In today's society, the words "please and thank you" are not heard often. From a young age, I was always taught that these words were a sign of respect. Therefore, I am always surprised when I see how little they are used. To some people, "please and thank you" are something to be said only to your elders. I believe that everyone deserves to hear these words once in a while.
This problem is not just a generational issue, it is an issue within our entire culture. The attitude that "respect is earned not given" is not a negative one, but it is taken a bit too far. If a stranger holds open a door for you, the polite thing to do is say thank you. However, many people just walk through without saying a word.
I am unsure how we got to this point, but this issue has impacted our society at its core. It has given people a sense of entitlement and ungratefulness. If an act of kindness is done, people start to just expect it and do not express appreciation.
This in turn makes people less likely to take part in acts of kindness if they feel they are not appreciated. However, this is not to say that kindness should come with an expectation of anything in return.
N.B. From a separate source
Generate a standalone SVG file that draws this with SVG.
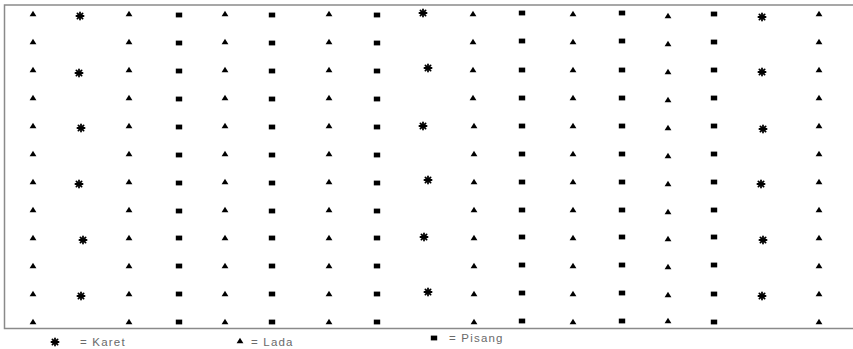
<svg xmlns="http://www.w3.org/2000/svg" xmlns:xlink="http://www.w3.org/1999/xlink" width="853" height="349" viewBox="0 0 853 349">
<style>
.frame{fill:none;stroke:#8a8a8a;stroke-width:1.5}
.lbl{font-family:"Liberation Sans",Arial,sans-serif;font-size:11.5px;fill:#6a6a6a;letter-spacing:1.2px}
</style>
<defs>
<path id="T" d="M0,-3.2 L3.4,2.3 L-3.4,2.3 Z" fill="#000"/>
<rect id="S" x="-3.2" y="-2.4" width="6.4" height="4.8" fill="#000"/>
<g id="K" stroke="#000" stroke-width="1.8" stroke-linecap="round">
<line x1="0" y1="-3.6" x2="0" y2="3.6"/>
<line x1="-3.6" y1="0" x2="3.6" y2="0"/>
<line x1="-2.6" y1="-2.6" x2="2.6" y2="2.6"/>
<line x1="-2.6" y1="2.6" x2="2.6" y2="-2.6"/>
</g>
</defs>
<rect width="853" height="349" fill="#fff"/>
<g id="frame">
<path class="frame" d="M853,5 L4.5,5 L4.5,328.5 L853,328.5"/>
</g>
<g id="col1">
<use href="#T" x="33" y="14"/><use href="#T" x="33" y="42"/><use href="#T" x="33" y="70"/><use href="#T" x="33" y="98"/><use href="#T" x="33" y="126"/><use href="#T" x="33" y="154"/><use href="#T" x="33" y="182"/><use href="#T" x="33" y="210"/><use href="#T" x="33" y="238"/><use href="#T" x="33" y="266"/><use href="#T" x="33" y="294"/><use href="#T" x="33" y="322"/>
</g>
<g id="col2">
<use href="#K" x="80" y="16"/><use href="#K" x="79" y="73"/><use href="#K" x="81" y="128"/><use href="#K" x="79" y="184"/><use href="#K" x="83" y="240"/><use href="#K" x="81" y="296"/>
</g>
<g id="col3">
<use href="#T" x="129" y="14"/><use href="#T" x="129" y="42"/><use href="#T" x="129" y="70"/><use href="#T" x="129" y="98"/><use href="#T" x="129" y="126"/><use href="#T" x="129" y="154"/><use href="#T" x="129" y="182"/><use href="#T" x="129" y="210"/><use href="#T" x="129" y="238"/><use href="#T" x="129" y="266"/><use href="#T" x="129" y="294"/><use href="#T" x="129" y="322"/>
</g>
<g id="col4">
<use href="#S" x="179" y="15"/><use href="#S" x="179" y="43"/><use href="#S" x="179" y="71"/><use href="#S" x="179" y="99"/><use href="#S" x="179" y="127"/><use href="#S" x="179" y="155"/><use href="#S" x="179" y="183"/><use href="#S" x="179" y="211"/><use href="#S" x="179" y="238"/><use href="#S" x="179" y="266"/><use href="#S" x="179" y="294"/><use href="#S" x="179" y="322"/>
</g>
<g id="col5">
<use href="#T" x="225" y="14"/><use href="#T" x="225" y="42"/><use href="#T" x="225" y="70"/><use href="#T" x="225" y="98"/><use href="#T" x="225" y="126"/><use href="#T" x="225" y="154"/><use href="#T" x="225" y="182"/><use href="#T" x="225" y="210"/><use href="#T" x="225" y="238"/><use href="#T" x="225" y="266"/><use href="#T" x="225" y="294"/><use href="#T" x="225" y="322"/>
</g>
<g id="col6">
<use href="#S" x="272" y="15"/><use href="#S" x="272" y="43"/><use href="#S" x="272" y="71"/><use href="#S" x="272" y="99"/><use href="#S" x="272" y="127"/><use href="#S" x="272" y="155"/><use href="#S" x="272" y="183"/><use href="#S" x="272" y="211"/><use href="#S" x="272" y="238"/><use href="#S" x="272" y="266"/><use href="#S" x="272" y="294"/><use href="#S" x="272" y="322"/>
</g>
<g id="col7">
<use href="#T" x="329" y="14"/><use href="#T" x="329" y="42"/><use href="#T" x="329" y="70"/><use href="#T" x="329" y="98"/><use href="#T" x="329" y="126"/><use href="#T" x="329" y="154"/><use href="#T" x="329" y="182"/><use href="#T" x="329" y="210"/><use href="#T" x="329" y="238"/><use href="#T" x="329" y="266"/><use href="#T" x="329" y="294"/><use href="#T" x="329" y="322"/>
</g>
<g id="col8">
<use href="#S" x="377" y="15"/><use href="#S" x="377" y="43"/><use href="#S" x="377" y="71"/><use href="#S" x="377" y="99"/><use href="#S" x="377" y="127"/><use href="#S" x="377" y="155"/><use href="#S" x="377" y="183"/><use href="#S" x="377" y="211"/><use href="#S" x="377" y="238"/><use href="#S" x="377" y="266"/><use href="#S" x="377" y="294"/><use href="#S" x="377" y="322"/>
</g>
<g id="col9">
<use href="#K" x="423" y="13"/><use href="#K" x="428" y="68"/><use href="#K" x="423" y="126"/><use href="#K" x="428" y="180"/><use href="#K" x="424" y="237"/><use href="#K" x="428" y="292"/>
</g>
<g id="col10">
<use href="#T" x="473" y="14"/><use href="#T" x="473" y="42"/><use href="#T" x="473" y="70"/><use href="#T" x="473" y="98"/><use href="#T" x="474" y="126"/><use href="#T" x="474" y="154"/><use href="#T" x="474" y="182"/><use href="#T" x="474" y="210"/><use href="#T" x="474" y="238"/><use href="#T" x="474" y="266"/><use href="#T" x="474" y="294"/><use href="#T" x="474" y="322"/>
</g>
<g id="col11">
<use href="#S" x="522" y="13"/><use href="#S" x="522" y="41"/><use href="#S" x="522" y="70"/><use href="#S" x="522" y="98"/><use href="#S" x="522" y="126"/><use href="#S" x="522" y="154"/><use href="#S" x="522" y="182"/><use href="#S" x="522" y="210"/><use href="#S" x="522" y="237"/><use href="#S" x="522" y="265"/><use href="#S" x="522" y="293"/><use href="#S" x="522" y="321"/>
</g>
<g id="col12">
<use href="#T" x="573" y="14"/><use href="#T" x="573" y="42"/><use href="#T" x="573" y="70"/><use href="#T" x="573" y="98"/><use href="#T" x="573" y="126"/><use href="#T" x="573" y="154"/><use href="#T" x="573" y="182"/><use href="#T" x="573" y="210"/><use href="#T" x="573" y="238"/><use href="#T" x="573" y="266"/><use href="#T" x="573" y="294"/><use href="#T" x="573" y="322"/>
</g>
<g id="col13">
<use href="#S" x="622" y="13"/><use href="#S" x="622" y="41"/><use href="#S" x="622" y="70"/><use href="#S" x="622" y="98"/><use href="#S" x="622" y="126"/><use href="#S" x="622" y="154"/><use href="#S" x="622" y="182"/><use href="#S" x="622" y="210"/><use href="#S" x="622" y="237"/><use href="#S" x="622" y="265"/><use href="#S" x="622" y="293"/><use href="#S" x="622" y="321"/>
</g>
<g id="col14">
<use href="#T" x="668" y="16"/><use href="#T" x="668" y="44"/><use href="#T" x="668" y="72"/><use href="#T" x="668" y="100"/><use href="#T" x="668" y="128"/><use href="#T" x="668" y="156"/><use href="#T" x="668" y="184"/><use href="#T" x="668" y="212"/><use href="#T" x="668" y="239"/><use href="#T" x="668" y="267"/><use href="#T" x="668" y="295"/><use href="#T" x="668" y="321"/>
</g>
<g id="col15">
<use href="#S" x="714" y="14"/><use href="#S" x="714" y="42"/><use href="#S" x="714" y="70"/><use href="#S" x="714" y="98"/><use href="#S" x="714" y="126"/><use href="#S" x="714" y="154"/><use href="#S" x="714" y="182"/><use href="#S" x="714" y="210"/><use href="#S" x="714" y="237"/><use href="#S" x="714" y="265"/><use href="#S" x="714" y="294"/><use href="#S" x="714" y="322"/>
</g>
<g id="col16">
<use href="#K" x="762" y="17"/><use href="#K" x="762" y="72"/><use href="#K" x="763" y="129"/><use href="#K" x="761" y="184"/><use href="#K" x="763" y="240"/><use href="#K" x="762" y="296"/>
</g>
<g id="col17">
<use href="#T" x="819" y="14"/><use href="#T" x="819" y="42"/><use href="#T" x="819" y="70"/><use href="#T" x="819" y="98"/><use href="#T" x="819" y="126"/><use href="#T" x="819" y="154"/><use href="#T" x="819" y="182"/><use href="#T" x="819" y="210"/><use href="#T" x="819" y="238"/><use href="#T" x="819" y="266"/><use href="#T" x="819" y="294"/><use href="#T" x="819" y="322"/>
</g>
<g id="legend-karet">
<use href="#K" x="55" y="342"/>
<text class="lbl" x="80" y="346">= Karet</text>
</g>
<g id="legend-lada">
<use href="#T" x="240" y="341"/>
<text class="lbl" x="251" y="346">= Lada</text>
</g>
<g id="legend-pisang">
<use href="#S" x="434" y="338"/>
<text class="lbl" x="449" y="342">= Pisang</text>
</g>
</svg>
Compassion should come from the goodness of someone's heart, not because they want to feel appreciated. With that being said, it can still take a toll on someone who does a lot for other people but never feels respect back.
Kindness and respect are not going to fix all of our nation's economic and political issues, but they can still go a long way.
Now, I'm sure this all sounds a little over-dramatic, but recently I have been noticing this issue in my day-to-day life. If I ask someone to borrow a pencil and then say thank you, sometimes they have a look of confusion on their face.
Fifty years ago, saying thank you was expected. Now, when it is rarely said, it is a bit of a shock.
The fact that showing a sign of gratefulness is surprising to people is a clear cause for concern. If we cannot be appreciative of the simple things in life, how are we ever going to be grateful for major things?
The issue of respect is also a major cause for alarm. In today's society, 15-year-olds see themselves as equals with their parents. This leads to behavioral problems as children think they can do as they please. Today's celebrity role models are often teenagers who make mistakes of their own.
When a teenager sees entitlement splashed across every area of the media, it is bound to rub off on them. Parents fail to see this taking place, let it occur, and the problem continues to grow.
From respect to gratefulness, from please to thank you, the lack of manners in our society is nearly an epidemic.
This is a problem that could easily be solved if we all took a few moments each day to sit back and think about all that we have. From acts as simple as holding open a door to giving someone comforting words, if these acts are not appreciated or reciprocated, they are unlikely to be repeated.
If everyone made the conscious decision to say please and thank you at least once or twice or day, I strongly believe that the world would be a much better place.